# [Exercise data]
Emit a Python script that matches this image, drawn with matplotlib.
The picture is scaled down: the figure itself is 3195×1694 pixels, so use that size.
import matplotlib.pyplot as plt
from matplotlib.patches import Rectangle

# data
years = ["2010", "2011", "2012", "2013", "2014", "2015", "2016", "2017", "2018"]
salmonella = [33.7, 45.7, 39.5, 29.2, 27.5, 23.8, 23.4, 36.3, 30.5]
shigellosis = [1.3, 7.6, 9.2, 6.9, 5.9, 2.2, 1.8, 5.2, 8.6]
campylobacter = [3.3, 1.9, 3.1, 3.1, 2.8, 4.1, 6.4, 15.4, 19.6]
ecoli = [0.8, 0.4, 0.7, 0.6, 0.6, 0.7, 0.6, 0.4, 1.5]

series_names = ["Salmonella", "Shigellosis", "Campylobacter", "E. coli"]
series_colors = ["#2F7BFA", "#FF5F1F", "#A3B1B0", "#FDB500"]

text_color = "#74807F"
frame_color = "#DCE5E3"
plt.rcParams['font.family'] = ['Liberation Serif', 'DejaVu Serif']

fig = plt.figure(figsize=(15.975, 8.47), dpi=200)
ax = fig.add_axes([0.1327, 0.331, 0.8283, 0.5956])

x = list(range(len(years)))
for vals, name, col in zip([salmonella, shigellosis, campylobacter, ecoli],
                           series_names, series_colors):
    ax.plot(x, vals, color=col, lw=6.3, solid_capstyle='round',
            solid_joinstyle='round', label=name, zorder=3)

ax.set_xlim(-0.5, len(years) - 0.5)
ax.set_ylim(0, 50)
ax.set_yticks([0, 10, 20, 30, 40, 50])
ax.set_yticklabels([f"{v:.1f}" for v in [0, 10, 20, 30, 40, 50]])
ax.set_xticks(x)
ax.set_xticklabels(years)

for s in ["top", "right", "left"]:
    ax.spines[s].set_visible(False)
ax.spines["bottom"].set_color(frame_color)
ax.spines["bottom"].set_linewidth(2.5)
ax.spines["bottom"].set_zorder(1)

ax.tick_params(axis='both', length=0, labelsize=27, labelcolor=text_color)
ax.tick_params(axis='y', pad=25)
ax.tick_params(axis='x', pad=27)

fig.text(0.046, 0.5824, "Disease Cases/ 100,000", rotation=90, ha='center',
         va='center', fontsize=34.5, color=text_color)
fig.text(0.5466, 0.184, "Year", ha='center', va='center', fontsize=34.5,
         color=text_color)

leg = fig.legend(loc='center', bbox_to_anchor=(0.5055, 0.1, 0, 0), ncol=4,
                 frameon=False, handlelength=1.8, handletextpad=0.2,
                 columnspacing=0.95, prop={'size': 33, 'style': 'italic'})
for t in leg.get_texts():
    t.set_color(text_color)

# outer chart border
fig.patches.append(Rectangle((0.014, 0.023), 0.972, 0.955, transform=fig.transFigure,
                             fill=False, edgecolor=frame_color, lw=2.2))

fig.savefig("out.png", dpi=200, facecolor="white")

---

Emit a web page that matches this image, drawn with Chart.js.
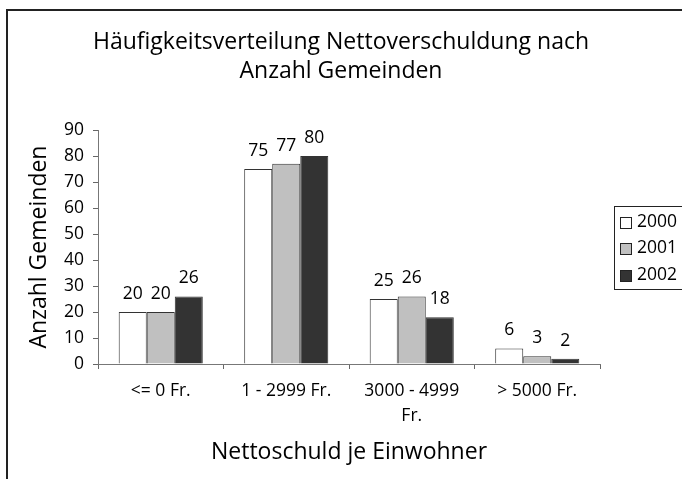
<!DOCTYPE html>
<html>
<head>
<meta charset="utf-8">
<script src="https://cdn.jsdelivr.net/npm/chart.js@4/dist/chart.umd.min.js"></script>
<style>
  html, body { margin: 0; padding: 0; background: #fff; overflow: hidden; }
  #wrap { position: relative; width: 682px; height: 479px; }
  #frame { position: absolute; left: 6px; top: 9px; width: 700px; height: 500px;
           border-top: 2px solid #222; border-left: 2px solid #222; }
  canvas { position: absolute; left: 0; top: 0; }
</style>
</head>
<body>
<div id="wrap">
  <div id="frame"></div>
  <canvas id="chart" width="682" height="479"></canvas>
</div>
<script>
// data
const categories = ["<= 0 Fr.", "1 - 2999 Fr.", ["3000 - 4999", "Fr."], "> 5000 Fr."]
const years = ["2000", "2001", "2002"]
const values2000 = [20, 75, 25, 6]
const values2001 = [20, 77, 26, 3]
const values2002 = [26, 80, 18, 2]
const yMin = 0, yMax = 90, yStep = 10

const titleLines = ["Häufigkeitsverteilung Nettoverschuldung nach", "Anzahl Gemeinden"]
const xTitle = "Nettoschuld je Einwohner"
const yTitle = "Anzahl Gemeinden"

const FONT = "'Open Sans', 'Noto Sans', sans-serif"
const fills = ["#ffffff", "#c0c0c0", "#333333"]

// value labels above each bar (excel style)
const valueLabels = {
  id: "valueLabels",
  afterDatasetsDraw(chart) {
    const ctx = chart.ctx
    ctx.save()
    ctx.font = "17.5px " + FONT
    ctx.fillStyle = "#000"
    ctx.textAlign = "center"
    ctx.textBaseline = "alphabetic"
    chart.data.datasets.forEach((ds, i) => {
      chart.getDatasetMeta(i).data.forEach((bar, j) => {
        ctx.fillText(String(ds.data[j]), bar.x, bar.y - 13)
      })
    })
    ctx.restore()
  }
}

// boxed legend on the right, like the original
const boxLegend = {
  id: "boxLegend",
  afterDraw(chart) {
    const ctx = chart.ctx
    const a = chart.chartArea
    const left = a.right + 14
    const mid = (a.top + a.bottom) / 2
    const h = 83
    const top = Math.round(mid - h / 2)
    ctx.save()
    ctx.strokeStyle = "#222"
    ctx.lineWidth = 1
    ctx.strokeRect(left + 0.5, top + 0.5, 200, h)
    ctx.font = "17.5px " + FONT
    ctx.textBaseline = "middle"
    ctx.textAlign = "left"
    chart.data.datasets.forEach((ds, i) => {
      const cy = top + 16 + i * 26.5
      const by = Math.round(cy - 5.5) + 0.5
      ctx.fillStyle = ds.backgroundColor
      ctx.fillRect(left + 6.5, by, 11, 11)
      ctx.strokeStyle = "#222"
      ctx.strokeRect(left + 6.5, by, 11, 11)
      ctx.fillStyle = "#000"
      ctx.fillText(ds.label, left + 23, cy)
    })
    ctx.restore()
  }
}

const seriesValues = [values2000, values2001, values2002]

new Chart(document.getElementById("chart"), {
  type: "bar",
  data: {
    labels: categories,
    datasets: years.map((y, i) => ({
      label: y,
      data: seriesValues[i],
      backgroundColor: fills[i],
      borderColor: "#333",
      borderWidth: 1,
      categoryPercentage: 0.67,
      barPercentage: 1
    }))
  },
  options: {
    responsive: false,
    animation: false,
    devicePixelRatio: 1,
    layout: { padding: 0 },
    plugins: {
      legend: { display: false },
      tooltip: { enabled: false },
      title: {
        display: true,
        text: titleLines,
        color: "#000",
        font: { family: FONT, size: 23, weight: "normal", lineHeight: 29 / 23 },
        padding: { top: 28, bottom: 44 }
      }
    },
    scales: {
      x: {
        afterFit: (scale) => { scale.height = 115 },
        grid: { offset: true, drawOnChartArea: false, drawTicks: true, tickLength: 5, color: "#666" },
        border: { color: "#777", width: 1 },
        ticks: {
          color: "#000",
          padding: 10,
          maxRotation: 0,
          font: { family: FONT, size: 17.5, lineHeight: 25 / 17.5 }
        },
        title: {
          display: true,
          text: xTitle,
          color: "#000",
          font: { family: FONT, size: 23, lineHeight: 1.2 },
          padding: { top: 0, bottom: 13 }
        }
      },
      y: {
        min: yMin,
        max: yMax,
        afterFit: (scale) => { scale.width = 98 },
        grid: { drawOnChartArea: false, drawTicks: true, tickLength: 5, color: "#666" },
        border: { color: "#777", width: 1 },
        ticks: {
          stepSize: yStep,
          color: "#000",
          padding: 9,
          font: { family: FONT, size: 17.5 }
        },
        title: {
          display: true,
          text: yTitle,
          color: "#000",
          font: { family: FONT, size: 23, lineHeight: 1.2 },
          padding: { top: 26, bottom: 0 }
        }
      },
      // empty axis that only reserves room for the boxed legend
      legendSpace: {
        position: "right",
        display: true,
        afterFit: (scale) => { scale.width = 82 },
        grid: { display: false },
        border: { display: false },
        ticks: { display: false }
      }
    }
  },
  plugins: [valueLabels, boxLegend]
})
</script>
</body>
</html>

--

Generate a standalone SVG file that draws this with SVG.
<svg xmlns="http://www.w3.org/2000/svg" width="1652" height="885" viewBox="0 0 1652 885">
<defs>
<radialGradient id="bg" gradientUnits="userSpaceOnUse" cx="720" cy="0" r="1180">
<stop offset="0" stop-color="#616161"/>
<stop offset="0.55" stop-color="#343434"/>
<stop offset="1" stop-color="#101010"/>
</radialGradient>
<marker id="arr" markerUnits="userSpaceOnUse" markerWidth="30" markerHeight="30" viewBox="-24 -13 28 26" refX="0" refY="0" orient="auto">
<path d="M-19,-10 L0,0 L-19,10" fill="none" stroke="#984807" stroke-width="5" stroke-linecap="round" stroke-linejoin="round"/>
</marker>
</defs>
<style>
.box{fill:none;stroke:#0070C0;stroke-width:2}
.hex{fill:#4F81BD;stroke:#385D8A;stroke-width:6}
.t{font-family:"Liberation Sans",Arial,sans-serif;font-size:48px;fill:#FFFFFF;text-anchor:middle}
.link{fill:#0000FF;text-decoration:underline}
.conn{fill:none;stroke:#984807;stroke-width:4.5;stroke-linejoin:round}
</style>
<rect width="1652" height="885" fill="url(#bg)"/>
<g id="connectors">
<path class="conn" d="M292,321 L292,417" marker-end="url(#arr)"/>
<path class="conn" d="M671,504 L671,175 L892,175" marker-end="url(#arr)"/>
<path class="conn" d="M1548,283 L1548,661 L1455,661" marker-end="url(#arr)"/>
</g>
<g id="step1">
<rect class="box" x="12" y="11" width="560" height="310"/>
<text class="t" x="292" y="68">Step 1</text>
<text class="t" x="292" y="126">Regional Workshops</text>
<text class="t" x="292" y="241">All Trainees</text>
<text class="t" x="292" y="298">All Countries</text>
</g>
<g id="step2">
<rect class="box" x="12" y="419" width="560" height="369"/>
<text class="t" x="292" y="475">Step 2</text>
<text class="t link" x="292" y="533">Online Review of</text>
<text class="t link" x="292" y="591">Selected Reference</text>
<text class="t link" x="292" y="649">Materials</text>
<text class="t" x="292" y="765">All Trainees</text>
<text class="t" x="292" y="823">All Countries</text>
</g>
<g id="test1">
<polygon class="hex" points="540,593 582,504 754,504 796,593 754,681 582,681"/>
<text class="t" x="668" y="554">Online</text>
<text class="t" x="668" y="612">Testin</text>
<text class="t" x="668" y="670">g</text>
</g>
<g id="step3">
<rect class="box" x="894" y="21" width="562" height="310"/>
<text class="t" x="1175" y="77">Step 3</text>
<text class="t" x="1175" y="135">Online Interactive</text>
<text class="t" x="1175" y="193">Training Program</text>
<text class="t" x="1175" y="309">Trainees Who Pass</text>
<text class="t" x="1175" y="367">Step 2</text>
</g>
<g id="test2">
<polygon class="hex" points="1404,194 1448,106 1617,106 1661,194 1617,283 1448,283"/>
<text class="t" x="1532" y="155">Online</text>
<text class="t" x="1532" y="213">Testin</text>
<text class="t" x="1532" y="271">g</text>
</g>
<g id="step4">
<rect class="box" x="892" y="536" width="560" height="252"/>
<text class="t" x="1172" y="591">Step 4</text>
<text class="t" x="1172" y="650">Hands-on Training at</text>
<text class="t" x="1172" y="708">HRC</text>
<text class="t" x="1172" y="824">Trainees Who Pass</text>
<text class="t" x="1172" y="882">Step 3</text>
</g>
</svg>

# [What is being asked]
Give back exactly the lines running from the line that contains "The picture is" through the line that contains "from matplotlib.patches import Rectangle", and nothing outside them.

# [The result]
The picture is scaled down: the figure itself is 3195×1694 pixels, so use that size.
import matplotlib.pyplot as plt
from matplotlib.patches import Rectangle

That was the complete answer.